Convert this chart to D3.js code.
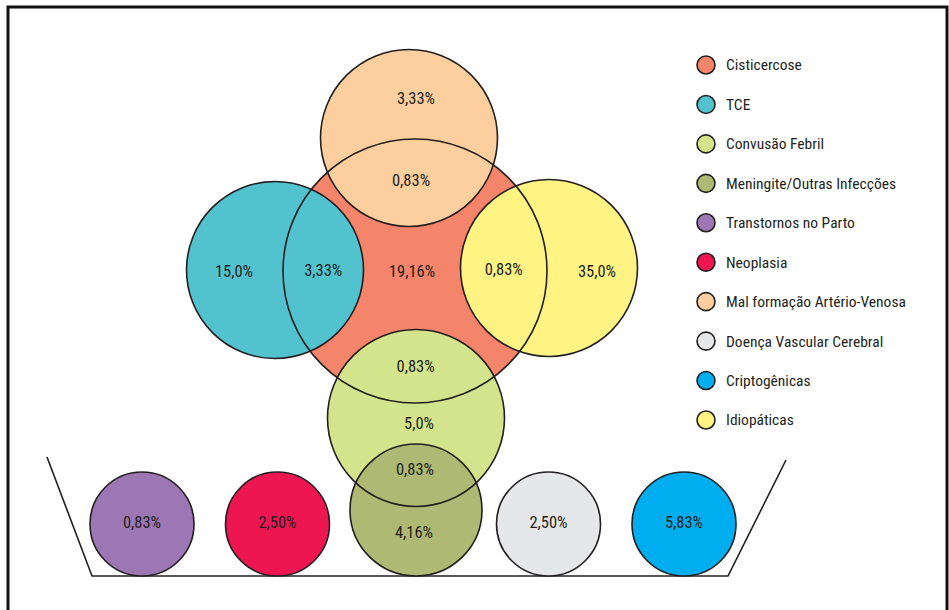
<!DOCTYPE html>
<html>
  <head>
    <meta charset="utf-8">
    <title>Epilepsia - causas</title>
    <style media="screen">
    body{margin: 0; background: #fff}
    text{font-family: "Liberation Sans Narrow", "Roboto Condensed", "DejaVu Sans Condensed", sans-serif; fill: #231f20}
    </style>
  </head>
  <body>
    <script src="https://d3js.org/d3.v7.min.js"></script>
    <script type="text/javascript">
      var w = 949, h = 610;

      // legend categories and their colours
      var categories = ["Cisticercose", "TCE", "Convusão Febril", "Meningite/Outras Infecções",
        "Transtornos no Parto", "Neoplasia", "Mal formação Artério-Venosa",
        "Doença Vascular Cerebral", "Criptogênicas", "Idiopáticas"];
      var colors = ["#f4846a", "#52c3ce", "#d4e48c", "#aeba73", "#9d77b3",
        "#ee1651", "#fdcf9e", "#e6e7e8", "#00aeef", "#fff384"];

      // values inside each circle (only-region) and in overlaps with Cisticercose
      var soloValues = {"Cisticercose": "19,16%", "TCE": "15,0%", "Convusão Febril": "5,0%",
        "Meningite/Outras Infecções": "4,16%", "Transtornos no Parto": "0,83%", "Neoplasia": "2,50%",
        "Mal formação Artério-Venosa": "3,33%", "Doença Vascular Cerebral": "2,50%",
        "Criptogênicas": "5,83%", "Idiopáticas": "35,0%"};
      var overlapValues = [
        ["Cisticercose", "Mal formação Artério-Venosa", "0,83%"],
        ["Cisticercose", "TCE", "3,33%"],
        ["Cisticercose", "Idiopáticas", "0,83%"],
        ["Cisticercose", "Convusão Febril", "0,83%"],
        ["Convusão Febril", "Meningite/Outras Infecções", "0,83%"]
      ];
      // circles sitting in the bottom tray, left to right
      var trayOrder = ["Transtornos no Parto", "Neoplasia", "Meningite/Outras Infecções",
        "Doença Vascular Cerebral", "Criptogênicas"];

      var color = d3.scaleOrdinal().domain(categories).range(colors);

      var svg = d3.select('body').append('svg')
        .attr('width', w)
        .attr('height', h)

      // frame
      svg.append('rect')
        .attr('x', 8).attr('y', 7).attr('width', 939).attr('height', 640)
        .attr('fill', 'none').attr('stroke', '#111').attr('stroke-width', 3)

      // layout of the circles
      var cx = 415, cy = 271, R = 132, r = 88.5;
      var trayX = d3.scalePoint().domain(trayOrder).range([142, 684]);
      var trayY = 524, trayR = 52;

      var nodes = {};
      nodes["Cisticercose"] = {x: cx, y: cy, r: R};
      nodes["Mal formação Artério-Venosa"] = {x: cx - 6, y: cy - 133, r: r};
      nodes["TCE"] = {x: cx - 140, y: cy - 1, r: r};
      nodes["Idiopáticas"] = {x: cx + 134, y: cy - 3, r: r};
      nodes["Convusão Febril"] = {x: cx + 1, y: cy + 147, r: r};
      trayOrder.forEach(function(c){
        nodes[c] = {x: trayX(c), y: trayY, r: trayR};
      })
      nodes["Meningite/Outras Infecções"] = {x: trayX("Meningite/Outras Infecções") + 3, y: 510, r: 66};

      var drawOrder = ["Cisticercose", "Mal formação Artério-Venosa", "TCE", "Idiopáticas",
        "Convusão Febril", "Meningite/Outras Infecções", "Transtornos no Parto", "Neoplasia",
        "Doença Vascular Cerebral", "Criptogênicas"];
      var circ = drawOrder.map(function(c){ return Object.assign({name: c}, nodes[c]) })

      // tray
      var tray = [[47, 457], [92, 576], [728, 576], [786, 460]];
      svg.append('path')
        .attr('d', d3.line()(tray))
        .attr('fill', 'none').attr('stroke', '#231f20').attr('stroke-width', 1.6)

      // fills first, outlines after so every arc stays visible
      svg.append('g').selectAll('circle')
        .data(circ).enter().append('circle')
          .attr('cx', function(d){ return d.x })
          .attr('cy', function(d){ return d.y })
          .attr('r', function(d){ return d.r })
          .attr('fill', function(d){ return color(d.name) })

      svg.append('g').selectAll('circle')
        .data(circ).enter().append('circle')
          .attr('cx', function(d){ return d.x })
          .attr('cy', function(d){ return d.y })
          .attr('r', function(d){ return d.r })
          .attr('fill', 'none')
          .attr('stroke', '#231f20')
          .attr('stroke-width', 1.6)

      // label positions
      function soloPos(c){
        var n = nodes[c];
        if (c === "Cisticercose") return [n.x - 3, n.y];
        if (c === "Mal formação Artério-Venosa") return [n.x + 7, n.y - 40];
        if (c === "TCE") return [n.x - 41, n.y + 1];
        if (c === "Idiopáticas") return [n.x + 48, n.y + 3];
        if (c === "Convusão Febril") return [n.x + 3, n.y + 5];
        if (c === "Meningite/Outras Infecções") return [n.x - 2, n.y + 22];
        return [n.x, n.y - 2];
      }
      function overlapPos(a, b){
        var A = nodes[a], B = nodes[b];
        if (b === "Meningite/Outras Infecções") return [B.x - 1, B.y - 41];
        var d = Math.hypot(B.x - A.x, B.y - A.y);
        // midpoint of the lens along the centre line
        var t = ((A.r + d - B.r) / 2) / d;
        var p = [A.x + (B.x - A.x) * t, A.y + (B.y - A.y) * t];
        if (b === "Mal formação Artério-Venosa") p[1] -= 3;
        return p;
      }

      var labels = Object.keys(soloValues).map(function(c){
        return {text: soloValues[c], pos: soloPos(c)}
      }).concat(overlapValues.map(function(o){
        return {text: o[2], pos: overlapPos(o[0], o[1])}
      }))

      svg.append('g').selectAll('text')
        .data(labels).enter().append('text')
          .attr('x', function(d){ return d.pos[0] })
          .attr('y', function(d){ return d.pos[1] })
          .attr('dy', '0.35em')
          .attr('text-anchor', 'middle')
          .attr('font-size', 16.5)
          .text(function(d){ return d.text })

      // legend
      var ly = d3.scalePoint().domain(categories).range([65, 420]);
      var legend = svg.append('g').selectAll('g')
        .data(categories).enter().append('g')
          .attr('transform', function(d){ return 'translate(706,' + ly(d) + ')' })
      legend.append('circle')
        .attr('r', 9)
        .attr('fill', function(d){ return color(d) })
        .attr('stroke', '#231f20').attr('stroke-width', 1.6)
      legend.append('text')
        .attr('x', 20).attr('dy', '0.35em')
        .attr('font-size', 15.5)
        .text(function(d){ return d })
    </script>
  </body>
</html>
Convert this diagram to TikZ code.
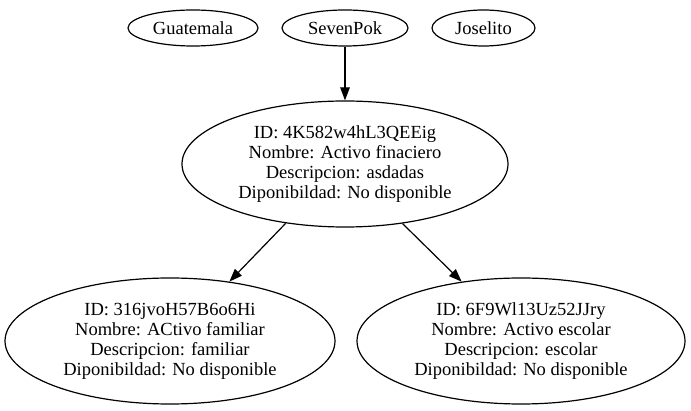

(TO BE DONE) Only the lines from the start of the records above through the line containing "var w = 949, h = 610;" should be returned, exactly and with both ends, please; the pictures stay out.

(THE REPLY)
Convert this chart to D3.js code.
<!DOCTYPE html>
<html>
  <head>
    <meta charset="utf-8">
    <title>Epilepsia - causas</title>
    <style media="screen">
    body{margin: 0; background: #fff}
    text{font-family: "Liberation Sans Narrow", "Roboto Condensed", "DejaVu Sans Condensed", sans-serif; fill: #231f20}
    </style>
  </head>
  <body>
    <script src="https://d3js.org/d3.v7.min.js"></script>
    <script type="text/javascript">
      var w = 949, h = 610;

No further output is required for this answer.